Rows from a dataset of charts and code
********

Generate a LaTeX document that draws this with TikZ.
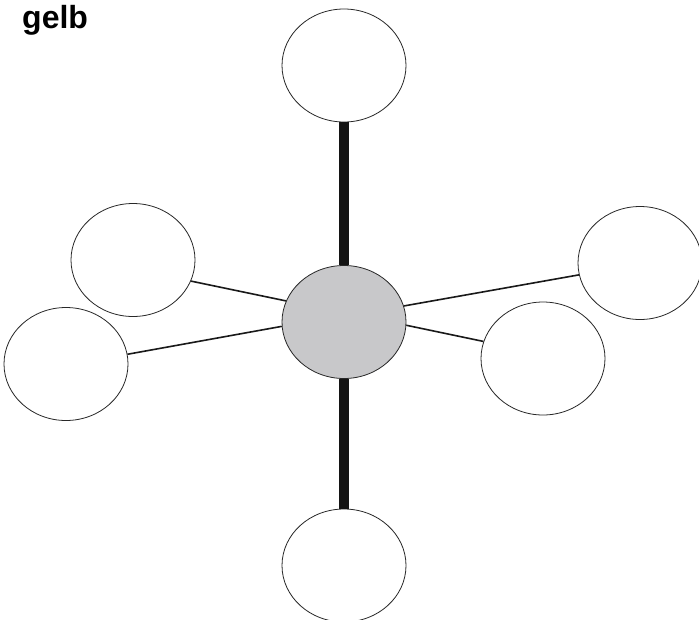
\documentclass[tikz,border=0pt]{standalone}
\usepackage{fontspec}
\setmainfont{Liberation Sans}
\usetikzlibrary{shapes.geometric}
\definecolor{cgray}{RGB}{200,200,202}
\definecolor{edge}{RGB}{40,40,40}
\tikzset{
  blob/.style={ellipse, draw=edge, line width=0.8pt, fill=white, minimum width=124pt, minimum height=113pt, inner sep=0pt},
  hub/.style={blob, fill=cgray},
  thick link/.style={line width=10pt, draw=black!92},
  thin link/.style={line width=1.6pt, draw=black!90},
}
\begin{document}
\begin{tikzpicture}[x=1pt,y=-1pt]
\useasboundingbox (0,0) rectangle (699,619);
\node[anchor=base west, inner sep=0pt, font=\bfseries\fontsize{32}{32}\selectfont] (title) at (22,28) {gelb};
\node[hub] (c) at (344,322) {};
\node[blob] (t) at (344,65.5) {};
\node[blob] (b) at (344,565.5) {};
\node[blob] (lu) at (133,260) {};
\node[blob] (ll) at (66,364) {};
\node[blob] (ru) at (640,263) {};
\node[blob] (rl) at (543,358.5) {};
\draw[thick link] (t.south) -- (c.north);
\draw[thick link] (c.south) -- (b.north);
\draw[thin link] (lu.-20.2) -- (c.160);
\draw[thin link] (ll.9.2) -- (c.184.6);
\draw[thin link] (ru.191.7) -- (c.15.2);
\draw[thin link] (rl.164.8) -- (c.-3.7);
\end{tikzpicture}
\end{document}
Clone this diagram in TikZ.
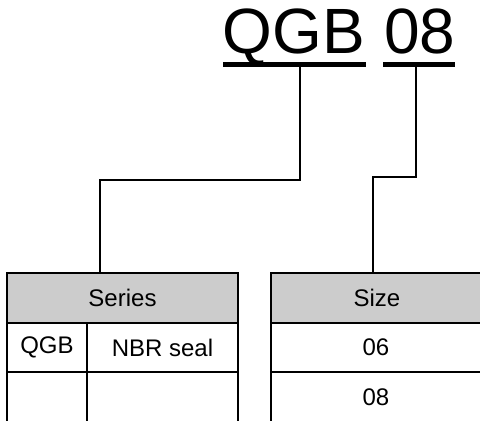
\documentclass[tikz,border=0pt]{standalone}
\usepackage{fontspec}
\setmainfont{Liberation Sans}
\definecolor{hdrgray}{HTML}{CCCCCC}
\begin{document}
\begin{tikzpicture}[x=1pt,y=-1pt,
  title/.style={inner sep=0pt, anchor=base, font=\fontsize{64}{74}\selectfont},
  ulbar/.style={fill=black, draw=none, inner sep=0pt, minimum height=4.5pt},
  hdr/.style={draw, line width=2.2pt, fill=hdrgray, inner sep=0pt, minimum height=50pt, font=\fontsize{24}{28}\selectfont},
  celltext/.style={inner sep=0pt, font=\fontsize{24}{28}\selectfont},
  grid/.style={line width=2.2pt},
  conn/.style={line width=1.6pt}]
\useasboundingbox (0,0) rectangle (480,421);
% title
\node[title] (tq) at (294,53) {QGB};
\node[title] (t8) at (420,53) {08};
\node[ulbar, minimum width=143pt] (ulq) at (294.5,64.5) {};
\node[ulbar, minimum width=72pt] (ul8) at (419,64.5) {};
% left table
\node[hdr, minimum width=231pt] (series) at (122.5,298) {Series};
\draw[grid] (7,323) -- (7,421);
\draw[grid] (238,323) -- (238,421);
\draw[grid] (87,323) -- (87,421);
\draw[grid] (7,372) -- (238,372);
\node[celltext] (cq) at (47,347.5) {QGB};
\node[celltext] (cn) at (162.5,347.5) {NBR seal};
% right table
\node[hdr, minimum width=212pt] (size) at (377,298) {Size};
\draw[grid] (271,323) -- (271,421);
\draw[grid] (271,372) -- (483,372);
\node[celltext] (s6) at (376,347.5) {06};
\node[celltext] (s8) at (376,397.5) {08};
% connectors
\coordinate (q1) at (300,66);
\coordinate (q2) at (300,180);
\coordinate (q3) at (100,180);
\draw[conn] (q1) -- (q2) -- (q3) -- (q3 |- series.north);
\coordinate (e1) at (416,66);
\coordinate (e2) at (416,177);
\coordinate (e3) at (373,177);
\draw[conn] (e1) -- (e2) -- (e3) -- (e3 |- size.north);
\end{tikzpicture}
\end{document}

********

▸ To be done: Transcribe every entry above exactly. Omit all pictures.

▸ Solution below:
Generate a LaTeX document that draws this with TikZ.
\documentclass[tikz,border=0pt]{standalone}
\usepackage{fontspec}
\setmainfont{Liberation Sans}
\usetikzlibrary{shapes.geometric}
\definecolor{cgray}{RGB}{200,200,202}
\definecolor{edge}{RGB}{40,40,40}
\tikzset{
  blob/.style={ellipse, draw=edge, line width=0.8pt, fill=white, minimum width=124pt, minimum height=113pt, inner sep=0pt},
  hub/.style={blob, fill=cgray},
  thick link/.style={line width=10pt, draw=black!92},
  thin link/.style={line width=1.6pt, draw=black!90},
}
\begin{document}
\begin{tikzpicture}[x=1pt,y=-1pt]
\useasboundingbox (0,0) rectangle (699,619);
\node[anchor=base west, inner sep=0pt, font=\bfseries\fontsize{32}{32}\selectfont] (title) at (22,28) {gelb};
\node[hub] (c) at (344,322) {};
\node[blob] (t) at (344,65.5) {};
\node[blob] (b) at (344,565.5) {};
\node[blob] (lu) at (133,260) {};
\node[blob] (ll) at (66,364) {};
\node[blob] (ru) at (640,263) {};
\node[blob] (rl) at (543,358.5) {};
\draw[thick link] (t.south) -- (c.north);
\draw[thick link] (c.south) -- (b.north);
\draw[thin link] (lu.-20.2) -- (c.160);
\draw[thin link] (ll.9.2) -- (c.184.6);
\draw[thin link] (ru.191.7) -- (c.15.2);
\draw[thin link] (rl.164.8) -- (c.-3.7);
\end{tikzpicture}
\end{document}
Clone this diagram in TikZ.
\documentclass[tikz,border=0pt]{standalone}
\usepackage{fontspec}
\setmainfont{Liberation Sans}
\definecolor{hdrgray}{HTML}{CCCCCC}
\begin{document}
\begin{tikzpicture}[x=1pt,y=-1pt,
  title/.style={inner sep=0pt, anchor=base, font=\fontsize{64}{74}\selectfont},
  ulbar/.style={fill=black, draw=none, inner sep=0pt, minimum height=4.5pt},
  hdr/.style={draw, line width=2.2pt, fill=hdrgray, inner sep=0pt, minimum height=50pt, font=\fontsize{24}{28}\selectfont},
  celltext/.style={inner sep=0pt, font=\fontsize{24}{28}\selectfont},
  grid/.style={line width=2.2pt},
  conn/.style={line width=1.6pt}]
\useasboundingbox (0,0) rectangle (480,421);
% title
\node[title] (tq) at (294,53) {QGB};
\node[title] (t8) at (420,53) {08};
\node[ulbar, minimum width=143pt] (ulq) at (294.5,64.5) {};
\node[ulbar, minimum width=72pt] (ul8) at (419,64.5) {};
% left table
\node[hdr, minimum width=231pt] (series) at (122.5,298) {Series};
\draw[grid] (7,323) -- (7,421);
\draw[grid] (238,323) -- (238,421);
\draw[grid] (87,323) -- (87,421);
\draw[grid] (7,372) -- (238,372);
\node[celltext] (cq) at (47,347.5) {QGB};
\node[celltext] (cn) at (162.5,347.5) {NBR seal};
% right table
\node[hdr, minimum width=212pt] (size) at (377,298) {Size};
\draw[grid] (271,323) -- (271,421);
\draw[grid] (271,372) -- (483,372);
\node[celltext] (s6) at (376,347.5) {06};
\node[celltext] (s8) at (376,397.5) {08};
% connectors
\coordinate (q1) at (300,66);
\coordinate (q2) at (300,180);
\coordinate (q3) at (100,180);
\draw[conn] (q1) -- (q2) -- (q3) -- (q3 |- series.north);
\coordinate (e1) at (416,66);
\coordinate (e2) at (416,177);
\coordinate (e3) at (373,177);
\draw[conn] (e1) -- (e2) -- (e3) -- (e3 |- size.north);
\end{tikzpicture}
\end{document}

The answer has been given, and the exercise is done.